St David’s High School pupil Ryan Kearney, 16, from Mayfield, was a passenger in his 17-year-old friend Sean Devine’s car when the boys noticed an almost unconscious man slumped at a bus stop.

Sean brought the car to a halt and Ryan, who had completed his lifeguard training the previous week, jumped out and put his new skills to good use.

While Sean called an ambulance, Ryan put the middle-aged man – who had suffered a heart attack – into the recovery position.

S5 pupil Ryan said: “I was surprised at how quickly the CPR procedure training kicked in.

“I put the man in the recovery position and assessed his breathing. It all happened so fast, we didn’t really have time to think about it, we just reacted.

“One minute we were on our way back from football and chatting and the next we saw this guy lying on the floor at a bus stop, not moving. He was in a bad way, slumped over and coughing and he looked almost unconscious.”

As the emergency services stayed on the line with Ryan giving them regular updates on the patient’s breathing, his friend was doing his bit to keep the man warm and give him reassurance that specialist help was on its way.

An ambulance arrived just minutes later and the crew praised the boys for their swift action in helping save the man’s life.

Ryan, who hopes to follow a career in sports science when he leaves school, added: “I was nervous at the time as I didn’t know how seriously ill the man was. When I got home and told my mum what had happened, she was shocked – she was really proud though.

“A week before I wouldn’t have had a clue what to do to help the guy. It’s strange how it all panned out.

“That’s the only time I’ve ever had to use my CPR training. I’m glad to have had it although I never for a minute thought I’d be putting it to use as soon as that.”

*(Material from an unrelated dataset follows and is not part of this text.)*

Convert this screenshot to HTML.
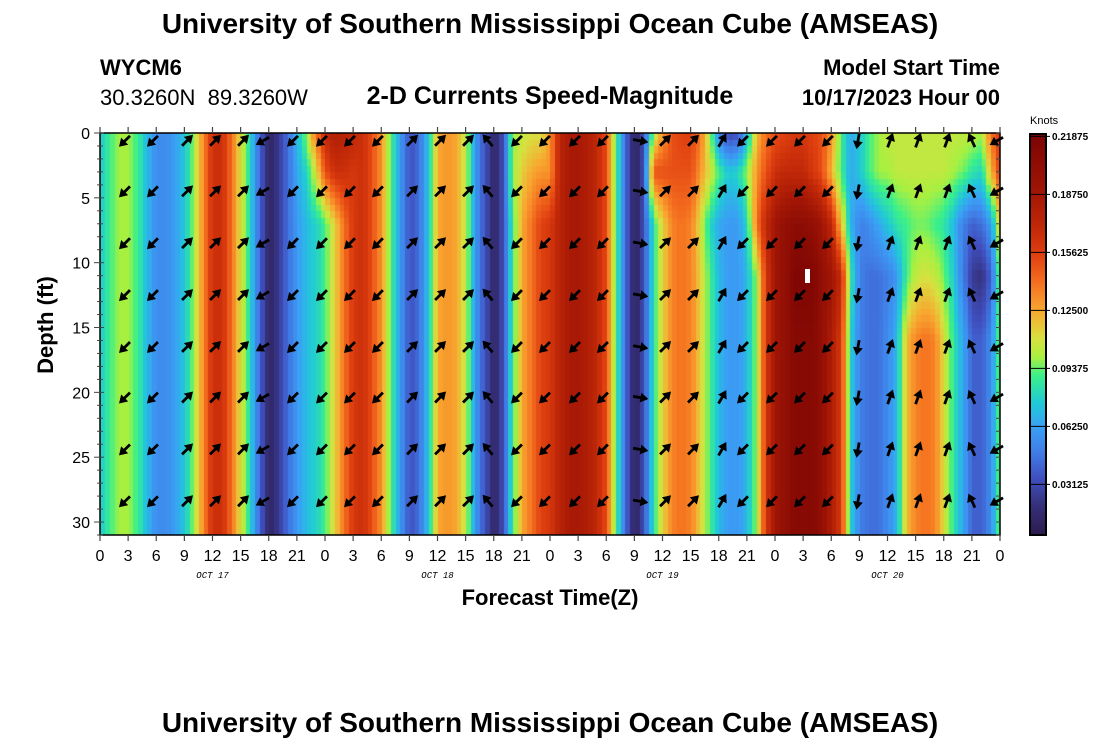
<!DOCTYPE html>
<html><head><meta charset="utf-8"><style>
body{margin:0;background:#fff;width:1100px;height:750px;overflow:hidden;position:relative;font-family:"Liberation Sans",sans-serif}
.t{position:absolute;white-space:nowrap;color:#000}
</style></head><body>
<div class="t" style="left:0;width:1100px;text-align:center;top:8px;font-size:28px;font-weight:bold">University of Southern Mississippi Ocean Cube (AMSEAS)</div>
<div class="t" style="left:100px;top:55px;font-size:22px;font-weight:bold">WYCM6</div>
<div class="t" style="left:100px;top:85px;font-size:22px">30.3260N&nbsp;&nbsp;89.3260W</div>
<div class="t" style="left:250px;width:600px;text-align:center;top:82px;font-size:25px;font-weight:bold">2-D Currents Speed-Magnitude</div>
<div class="t" style="right:100px;top:55px;font-size:22px;font-weight:bold">Model Start Time</div>
<div class="t" style="right:100px;top:85px;font-size:22px;font-weight:bold">10/17/2023 Hour 00</div>
<div class="t" style="left:0;width:1100px;text-align:center;top:707px;font-size:28px;font-weight:bold">University of Southern Mississippi Ocean Cube (AMSEAS)</div>
<canvas id="hm" width="900" height="402" style="position:absolute;left:100px;top:133px"></canvas>
<svg id="sv" width="1100" height="750" style="position:absolute;left:0;top:0"></svg>
<script>
const hours=[];for(let h=0;h<=96;h++)hours.push(h);
const speedDeep=[0.075,0.09,0.1,0.1,0.088,0.07,0.055,0.055,0.062,0.075,0.1,0.135,0.165,0.165,0.14,0.11,0.08,0.04,0.012,0.025,0.045,0.06,0.072,0.078,0.09,0.115,0.14,0.16,0.165,0.15,0.13,0.09,0.06,0.035,0.045,0.075,0.125,0.13,0.125,0.105,0.06,0.035,0.012,0.035,0.09,0.125,0.14,0.155,0.16,0.175,0.185,0.185,0.18,0.17,0.15,0.09,0.045,0.01,0.035,0.085,0.115,0.135,0.14,0.135,0.115,0.09,0.07,0.06,0.06,0.07,0.1,0.16,0.19,0.2,0.21,0.21,0.21,0.2,0.18,0.16,0.08,0.05,0.045,0.045,0.055,0.07,0.12,0.135,0.14,0.135,0.11,0.085,0.065,0.04,0.04,0.055,0.1];
const surface0={21:0.07,22:0.1,23:0.14,24:0.17,25:0.18,26:0.175,27:0.17,44:0.1,45:0.105,46:0.11,47:0.11,48:0.13,59:0.1,60:0.13,61:0.15,62:0.155,63:0.155,64:0.14,65:0.1,66:0.05,67:0.03,68:0.035,69:0.07,70:0.12,71:0.14,72:0.15,73:0.155,74:0.16,75:0.16,76:0.155,77:0.15,78:0.13,79:0.09,80:0.065,81:0.075,82:0.09,83:0.1,84:0.105,85:0.105,86:0.105,87:0.105,88:0.105,89:0.105,90:0.105,91:0.105,92:0.105,93:0.105,94:0.1,95:0.14,96:0.16};
const depth3={21:0.065,22:0.08,23:0.11,24:0.15,25:0.165,26:0.165,44:0.1,45:0.115,46:0.125,47:0.13,48:0.13,59:0.15,60:0.15,61:0.15,62:0.15,63:0.15,64:0.13,65:0.11,66:0.09,67:0.075,68:0.08,69:0.1,70:0.13,71:0.15,72:0.165,73:0.17,74:0.17,75:0.17,76:0.16,77:0.15,78:0.12,79:0.09,80:0.065,81:0.075,82:0.09,83:0.1,84:0.1,85:0.105,86:0.105,87:0.105,88:0.105,89:0.105,90:0.105,91:0.1,92:0.095,93:0.085,94:0.08,95:0.12,96:0.16};
const depth7={64:0.11,65:0.08,66:0.065,67:0.06,68:0.06,69:0.08,70:0.14,71:0.17,72:0.19,73:0.2,74:0.205,75:0.205,76:0.2,77:0.19,78:0.17,79:0.12,80:0.07,81:0.05,82:0.055,83:0.065,84:0.075,85:0.085,86:0.09,87:0.095,88:0.095,89:0.09,90:0.085,91:0.07,92:0.05,93:0.04,94:0.045,95:0.06,96:0.12};
const depth11={74:0.215,75:0.215,76:0.215,78:0.19,79:0.17,80:0.09,84:0.05,85:0.06,86:0.09,87:0.105,88:0.11,89:0.105,90:0.095,91:0.075,92:0.05,93:0.025,94:0.02,95:0.04,96:0.1};
const depthLevels=[0,3,7,11,16,31];
const arrowHours=[2.67,5.65,9.28,12.27,15.25,17.39,20.59,23.68,26.67,29.65,33.28,36.27,39.25,41.39,44.48,47.47,50.67,53.65,57.6,60.27,63.25,66.35,68.59,71.68,74.67,77.65,80.85,84.27,87.25,90.35,93.01,95.68];
const arrowAngles=[135,135,-45,-45,-45,150,135,135,135,135,-45,-45,-45,-130,135,135,135,135,10,-45,-45,-60,135,135,135,135,100,-70,-70,-70,-115,150];
const arrowDepths=[0.6,4.5,8.5,12.5,16.5,20.4,24.4,28.4];
const yTicks=[0,5,10,15,20,25,30];
const xTickLabels=['0','3','6','9','12','15','18','21'];
const dayLabels=['OCT 17','OCT 18','OCT 19','OCT 20'];
const cbTicks=[0.21875,0.1875,0.15625,0.125,0.09375,0.0625,0.03125];

const X0=100,W=900,Y0=133,H=402,HMAX=96,DMAX=31;
const xs=h=>X0+h/HMAX*W, ys=d=>Y0+d/DMAX*H;
const rows=[surface0,depth3,depth7,depth11,{},{}].map(o=>speedDeep.map((v,i)=>o[i]!==undefined?o[i]:v));
const stops=[[0,'#2a1440'],[0.02,'#35307a'],[0.035,'#4050c0'],[0.05,'#4080e8'],[0.0625,'#3aa0f5'],[0.075,'#20c8d8'],[0.09,'#3af08a'],[0.1,'#a8f040'],[0.11,'#d8e040'],[0.125,'#f8a830'],[0.14,'#f57020'],[0.155,'#e04010'],[0.17,'#c02808'],[0.19,'#a01505'],[0.22,'#7a0404']].map(s=>[s[0],parseInt(s[1].slice(1,3),16),parseInt(s[1].slice(3,5),16),parseInt(s[1].slice(5,7),16)]);
function cmap(v){if(v<=stops[0][0])return stops[0].slice(1);for(let i=1;i<stops.length;i++){if(v<=stops[i][0]){const a=stops[i-1],b=stops[i],f=(v-a[0])/(b[0]-a[0]);return[0,1,2].map(k=>a[k+1]+(b[k+1]-a[k+1])*f);}}return stops[stops.length-1].slice(1);}
function val(h,d){let li=0;while(li<depthLevels.length-2&&d>depthLevels[li+1])li++;const fd=Math.min(1,Math.max(0,(d-depthLevels[li])/(depthLevels[li+1]-depthLevels[li])));const i0=Math.min(95,Math.floor(h)),ft=h-i0;const r0=rows[li],r1=rows[li+1];const a=r0[i0]*(1-ft)+r0[i0+1]*ft,b=r1[i0]*(1-ft)+r1[i0+1]*ft;return a*(1-fd)+b*fd;}
const ctx=document.getElementById('hm').getContext('2d');const img=ctx.createImageData(W,H);
const cw=W/(HMAX*2),ch=H/(DMAX*2);
for(let py=0;py<H;py++){const d=(Math.floor(py/ch)+0.5)*ch/H*DMAX;for(let px=0;px<W;px++){const h=(Math.floor(px/cw)+0.5)*cw/W*HMAX;const c=cmap(val(h,d));const o=(py*W+px)*4;img.data[o]=c[0];img.data[o+1]=c[1];img.data[o+2]=c[2];img.data[o+3]=255;}}
ctx.putImageData(img,0,0);

const sv=document.getElementById('sv'),NS='http://www.w3.org/2000/svg';
function mk(t,a,txt){const e=document.createElementNS(NS,t);for(const k in a)e.setAttribute(k,a[k]);if(txt!==undefined)e.textContent=txt;sv.appendChild(e);return e;}
arrowHours.forEach((h,i)=>{arrowDepths.forEach(d=>{const g=mk('g',{transform:`translate(${xs(h)},${ys(d)}) rotate(${arrowAngles[i]})`});


const l=document.createElementNS(NS,'line');l.setAttribute('x1',-7);l.setAttribute('y1',0);l.setAttribute('x2',3);l.setAttribute('y2',0);l.setAttribute('stroke','#000');l.setAttribute('stroke-width','2.8');g.appendChild(l);
const p=document.createElementNS(NS,'path');p.setAttribute('d','M8.5,0 L0.5,-5 L0.5,5 Z');p.setAttribute('fill','#000');g.appendChild(p);});});
const wm=mk('rect',{x:805,y:269,width:5,height:14,fill:'#fff'});


const fr=mk('rect',{x:X0,y:Y0,width:W,height:H,fill:'none',stroke:'#000','stroke-width':1.5});


for(let d=0;d<=DMAX;d++){const y=ys(d),mj=d%5===0;mk('line',{x1:X0-(mj?6:3),y1:y,x2:X0+(mj?4:3),y2:y,stroke:'#444','stroke-width':1});mk('line',{x1:X0+W-4,y1:y,x2:X0+W,y2:y,stroke:'#444','stroke-width':1});}
yTicks.forEach(d=>{const t=mk('text',{x:X0-10,y:ys(d)+6,'text-anchor':'end','font-size':16,'font-family':'Liberation Sans'},String(d));

});
for(let h=0;h<=HMAX;h+=3){const x=xs(h);mk('line',{x1:x,y1:Y0-6,x2:x,y2:Y0,stroke:'#444','stroke-width':1.2});mk('line',{x1:x,y1:Y0+H,x2:x,y2:Y0+H+6,stroke:'#444','stroke-width':1.2});
const t=mk('text',{x:x,y:561,'text-anchor':'middle','font-size':16,'font-family':'Liberation Sans'},xTickLabels[(h/3)%8]);

}
dayLabels.forEach((s,i)=>{const t=mk('text',{x:xs(12+24*i),y:578,'text-anchor':'middle','font-size':9,'font-style':'italic','font-family':'Liberation Mono'},s);

});
const xt=mk('text',{x:550,y:605,'text-anchor':'middle','font-size':22,'font-weight':'bold','font-family':'Liberation Sans'},'Forecast Time(Z)');


const yt=mk('text',{x:0,y:0,transform:'translate(53,325) rotate(-90)','text-anchor':'middle','font-size':22,'font-weight':'bold','font-family':'Liberation Sans'},'Depth (ft)');


const CB0=134,CB1=535,VMAX=0.22,VMIN=0.004;const cy=v=>CB0+(VMAX-v)/(VMAX-VMIN)*(CB1-CB0);
for(let y=CB0;y<CB1;y++){const v=VMAX-(y-CB0)/(CB1-CB0)*(VMAX-VMIN);const c=cmap(v);mk('rect',{x:1030,y:y,width:16,height:1.2,fill:`rgb(${c.map(Math.round).join(',')})`});}
const cbf=mk('rect',{x:1030,y:CB0,width:16,height:CB1-CB0,fill:'none',stroke:'#000','stroke-width':2});


cbTicks.forEach(v=>{mk('line',{x1:1030,y1:cy(v),x2:1050,y2:cy(v),stroke:'#000','stroke-width':1});
const t=mk('text',{x:1052,y:cy(v)+3.5,'font-size':10,'font-weight':'bold','font-family':'Liberation Sans'},v.toFixed(5));

});
const kn=mk('text',{x:1030,y:124,'font-size':11,'font-family':'Liberation Sans'},'Knots');


</script>
</body></html>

He added: “I’m not carried away with it though, that’s what my training was for after all.”

The pair’s heroic actions have drawn praise from seasoned paramedics who
applauded their “quick thinking” and coolness under 
pressure.

John Alexander, the head of service for Midlothian, Scottish Ambulance Service, said: “Ryan and Sean did exactly the right thing and showed real presence of mind to put their first aid training into practice.

“Our 999 call takers give ongoing medical advice to callers so that they can provide early help for the patient while the ambulance is on the way.”

Ryan recently completed his National Pool Lifeguard Qualification. He was funded on the course by Newbattle 
Community Sports Hub and now works as a volunteer lifeguard at Top Up swimming lessons held every Sunday at Newbattle High School.

He also recently landed a part-time role as a lifeguard at Mayfield Leisure Centre.

Councillor Derek Rosie, Midlothian cabinet member for sport and leisure, praised the pair following last October’s drama.

He said: “Ryan and Sean are real heroes. I’m delighted the lifeguard course has been put to such good use already. Well done.”

Last December, the News revealed how former SPL star David Bingham helped save the life of a coach who collapsed with a heart attack during a training session.

Players watched in horror as Stevie Adamson keeled over while putting Lowland League side Preston Athletic through their paces.